Written request:
Drop the images; return everything else in the listing below exactly.

Given data:
════════
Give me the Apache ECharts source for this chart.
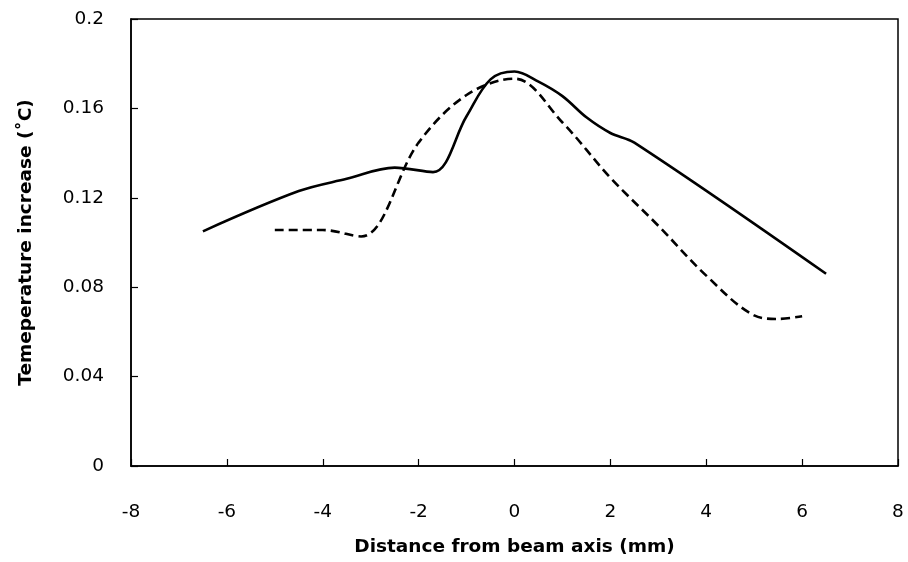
<!DOCTYPE html>
<html>
<head>
<meta charset="utf-8">
<script src="https://cdn.jsdelivr.net/npm/echarts@6/dist/echarts.min.js"></script>
<style>html,body{margin:0;padding:0;background:#fff}#c{width:908px;height:562px}</style>
</head>
<body>
<div id="c"></div>
<script>
// Solid curve (x in mm, temperature increase in °C)
var solidX = [-6.5, -4.5, -3.5, -2.5, -1.7, -1.0, -0.5, 0.0, 0.5, 1.0, 1.5, 2.0, 2.5, 6.5];
var solidY = [0.105, 0.123, 0.1285, 0.1335, 0.1315, 0.1565, 0.173, 0.1765, 0.172, 0.1655, 0.156, 0.149, 0.1447, 0.086];
// Dashed curve
var dashX = [-5.0, -4.0, -3.2, -2.0, -1.0, 0.0, 1.0, 2.0, 3.0, 4.0, 5.0, 5.5, 6.0];
var dashY = [0.1056, 0.1056, 0.1027, 0.1447, 0.166, 0.1733, 0.1537, 0.129, 0.1075, 0.0852, 0.0674, 0.0658, 0.067];
var xTicks = {min: -8, max: 8, interval: 2};
var yTicks = {min: 0, max: 0.2, interval: 0.04};

function pairs(xs, ys){ return xs.map(function(x,i){ return [x, ys[i]]; }); }

var chart = echarts.init(document.getElementById('c'), null, {renderer:'canvas'});
var font = 'DejaVu Sans';
chart.setOption({
  backgroundColor: '#fff',
  animation: false,
  grid: {left: 131, right: 10, top: 19, bottom: 94, show: true, borderColor: '#000', borderWidth: 1.5, backgroundColor: 'transparent'},
  xAxis: {
    type: 'value', min: xTicks.min, max: xTicks.max, interval: xTicks.interval,
    name: 'Distance from beam axis (mm)', nameLocation: 'middle', nameGap: 72,
    nameTextStyle: {fontFamily: font, fontWeight: 'bold', fontSize: 18.5, color: '#000'},
    axisLine: {show: true, onZero: false, lineStyle: {color: '#000', width: 1.5}},
    axisTick: {show: true, inside: true, length: 7, lineStyle: {color: '#000', width: 1.2}},
    axisLabel: {fontFamily: font, fontSize: 18.5, color: '#000', margin: 37},
    splitLine: {show: false}
  },
  yAxis: {
    type: 'value', min: yTicks.min, max: yTicks.max, interval: yTicks.interval,
    name: 'Temeperature increase (\u02DAC)', nameLocation: 'middle', nameGap: 95, nameRotate: 90,
    nameTextStyle: {fontFamily: font, fontWeight: 'bold', fontSize: 18.5, color: '#000'},
    axisLine: {show: true, onZero: false, lineStyle: {color: '#000', width: 1.5}},
    axisTick: {show: true, inside: true, length: 7, lineStyle: {color: '#000', width: 1.2}},
    axisLabel: {fontFamily: font, fontSize: 18.5, color: '#000', margin: 27},
    splitLine: {show: false}
  },
  series: [
    {type: 'line', data: pairs(solidX, solidY), smooth: 0.35, showSymbol: false,
     lineStyle: {color: '#000', width: 2.6}},
    {type: 'line', data: pairs(dashX, dashY), smooth: 0.35, showSymbol: false,
     lineStyle: {color: '#000', width: 2.6, type: [9, 5]}}
  ]
});
</script>
</body>
</html>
════════
In response:
Give me the Apache ECharts source for this chart.
<!DOCTYPE html>
<html>
<head>
<meta charset="utf-8">
<script src="https://cdn.jsdelivr.net/npm/echarts@6/dist/echarts.min.js"></script>
<style>html,body{margin:0;padding:0;background:#fff}#c{width:908px;height:562px}</style>
</head>
<body>
<div id="c"></div>
<script>
// Solid curve (x in mm, temperature increase in °C)
var solidX = [-6.5, -4.5, -3.5, -2.5, -1.7, -1.0, -0.5, 0.0, 0.5, 1.0, 1.5, 2.0, 2.5, 6.5];
var solidY = [0.105, 0.123, 0.1285, 0.1335, 0.1315, 0.1565, 0.173, 0.1765, 0.172, 0.1655, 0.156, 0.149, 0.1447, 0.086];
// Dashed curve
var dashX = [-5.0, -4.0, -3.2, -2.0, -1.0, 0.0, 1.0, 2.0, 3.0, 4.0, 5.0, 5.5, 6.0];
var dashY = [0.1056, 0.1056, 0.1027, 0.1447, 0.166, 0.1733, 0.1537, 0.129, 0.1075, 0.0852, 0.0674, 0.0658, 0.067];
var xTicks = {min: -8, max: 8, interval: 2};
var yTicks = {min: 0, max: 0.2, interval: 0.04};

function pairs(xs, ys){ return xs.map(function(x,i){ return [x, ys[i]]; }); }

var chart = echarts.init(document.getElementById('c'), null, {renderer:'canvas'});
var font = 'DejaVu Sans';
chart.setOption({
  backgroundColor: '#fff',
  animation: false,
  grid: {left: 131, right: 10, top: 19, bottom: 94, show: true, borderColor: '#000', borderWidth: 1.5, backgroundColor: 'transparent'},
  xAxis: {
    type: 'value', min: xTicks.min, max: xTicks.max, interval: xTicks.interval,
    name: 'Distance from beam axis (mm)', nameLocation: 'middle', nameGap: 72,
    nameTextStyle: {fontFamily: font, fontWeight: 'bold', fontSize: 18.5, color: '#000'},
    axisLine: {show: true, onZero: false, lineStyle: {color: '#000', width: 1.5}},
    axisTick: {show: true, inside: true, length: 7, lineStyle: {color: '#000', width: 1.2}},
    axisLabel: {fontFamily: font, fontSize: 18.5, color: '#000', margin: 37},
    splitLine: {show: false}
  },
  yAxis: {
    type: 'value', min: yTicks.min, max: yTicks.max, interval: yTicks.interval,
    name: 'Temeperature increase (\u02DAC)', nameLocation: 'middle', nameGap: 95, nameRotate: 90,
    nameTextStyle: {fontFamily: font, fontWeight: 'bold', fontSize: 18.5, color: '#000'},
    axisLine: {show: true, onZero: false, lineStyle: {color: '#000', width: 1.5}},
    axisTick: {show: true, inside: true, length: 7, lineStyle: {color: '#000', width: 1.2}},
    axisLabel: {fontFamily: font, fontSize: 18.5, color: '#000', margin: 27},
    splitLine: {show: false}
  },
  series: [
    {type: 'line', data: pairs(solidX, solidY), smooth: 0.35, showSymbol: false,
     lineStyle: {color: '#000', width: 2.6}},
    {type: 'line', data: pairs(dashX, dashY), smooth: 0.35, showSymbol: false,
     lineStyle: {color: '#000', width: 2.6, type: [9, 5]}}
  ]
});
</script>
</body>
</html>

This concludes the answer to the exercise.